Maritime Chokepoints Threaten Global Energy Architecture
The current global energy infrastructure exhibits acute vulnerabilities rooted in its over-reliance on narrow maritime conduits, most critically the Strait of Hormuz. While verifiable alternatives, such as new pipeline networks to the Red Sea, exist, technical analyses suggest they cannot immediately compensate for the capacity loss incurred by a sudden blockage. Experts widely agree that the prevailing global system, optimized for 'just-in-time' efficiency, lacks the structural redundancy required to absorb severe, rapid disruption, despite the clear, long-term structural pivot toward renewable power sources.
Debate persists over the root cause of this fragility: whether it is an inevitable outcome of prioritizing short-term financial metrics—a criticism leveled at contemporary capitalist structures—or if the fault lies in unpredictable geopolitical volatility. Furthermore, a sharp divide exists on systemic recovery, pitting those who anticipate market self-correction via behavioral shifts (like voluntary reduced consumption) against those who insist only aggressive, state-mandated investment in alternatives can avert a major flow collapse.

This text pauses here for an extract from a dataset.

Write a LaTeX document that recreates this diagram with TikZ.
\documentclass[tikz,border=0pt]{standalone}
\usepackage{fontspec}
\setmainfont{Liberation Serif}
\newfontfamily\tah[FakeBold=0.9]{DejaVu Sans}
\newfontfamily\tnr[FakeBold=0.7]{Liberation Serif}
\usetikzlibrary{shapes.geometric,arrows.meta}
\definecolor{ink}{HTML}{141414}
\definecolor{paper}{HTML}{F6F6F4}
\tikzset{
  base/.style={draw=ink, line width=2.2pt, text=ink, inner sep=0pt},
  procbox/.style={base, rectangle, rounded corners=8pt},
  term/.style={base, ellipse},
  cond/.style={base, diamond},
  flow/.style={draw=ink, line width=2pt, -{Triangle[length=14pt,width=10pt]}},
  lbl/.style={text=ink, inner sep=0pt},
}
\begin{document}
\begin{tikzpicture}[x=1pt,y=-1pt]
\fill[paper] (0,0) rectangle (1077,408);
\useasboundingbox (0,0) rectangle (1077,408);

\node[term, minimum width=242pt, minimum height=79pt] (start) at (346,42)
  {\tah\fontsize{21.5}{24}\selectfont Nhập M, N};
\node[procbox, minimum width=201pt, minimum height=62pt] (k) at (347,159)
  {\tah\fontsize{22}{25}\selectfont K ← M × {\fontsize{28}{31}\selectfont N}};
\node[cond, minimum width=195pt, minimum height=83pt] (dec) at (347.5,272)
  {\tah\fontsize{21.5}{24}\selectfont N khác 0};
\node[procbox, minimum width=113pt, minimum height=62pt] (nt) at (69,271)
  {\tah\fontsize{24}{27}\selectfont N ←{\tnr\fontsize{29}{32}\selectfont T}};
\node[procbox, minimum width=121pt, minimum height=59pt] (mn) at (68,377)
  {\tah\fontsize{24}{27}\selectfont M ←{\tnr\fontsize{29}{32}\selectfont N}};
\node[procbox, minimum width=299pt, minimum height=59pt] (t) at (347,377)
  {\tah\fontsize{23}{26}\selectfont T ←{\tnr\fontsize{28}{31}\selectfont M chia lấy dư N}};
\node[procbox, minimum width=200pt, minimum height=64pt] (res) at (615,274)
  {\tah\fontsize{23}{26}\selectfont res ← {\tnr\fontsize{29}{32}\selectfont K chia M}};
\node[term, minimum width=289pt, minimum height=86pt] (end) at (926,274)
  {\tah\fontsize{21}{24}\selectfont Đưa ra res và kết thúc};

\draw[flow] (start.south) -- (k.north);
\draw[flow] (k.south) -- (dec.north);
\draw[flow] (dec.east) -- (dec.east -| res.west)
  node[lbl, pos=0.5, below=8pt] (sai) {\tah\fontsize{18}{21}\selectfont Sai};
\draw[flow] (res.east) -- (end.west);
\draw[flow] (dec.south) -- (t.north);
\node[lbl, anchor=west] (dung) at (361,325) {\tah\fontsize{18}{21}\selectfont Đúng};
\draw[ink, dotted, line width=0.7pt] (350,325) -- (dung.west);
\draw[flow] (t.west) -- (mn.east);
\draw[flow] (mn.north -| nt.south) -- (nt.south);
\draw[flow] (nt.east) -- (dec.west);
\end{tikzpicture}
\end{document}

Ultimately, the most profound vulnerability exposed is not the absence of a single backup plan, but the conceptual inadequacy of any centralized "Plan B." The modern global logistics network is so hyper-optimized and specialized that its very efficiency renders a robust, immediately deployable contingency plan—one independent of corporate profit motives and geopolitical instability—a structural impossibility. The coming period will test whether energy security can be decoupled from physical chokepoints entirely.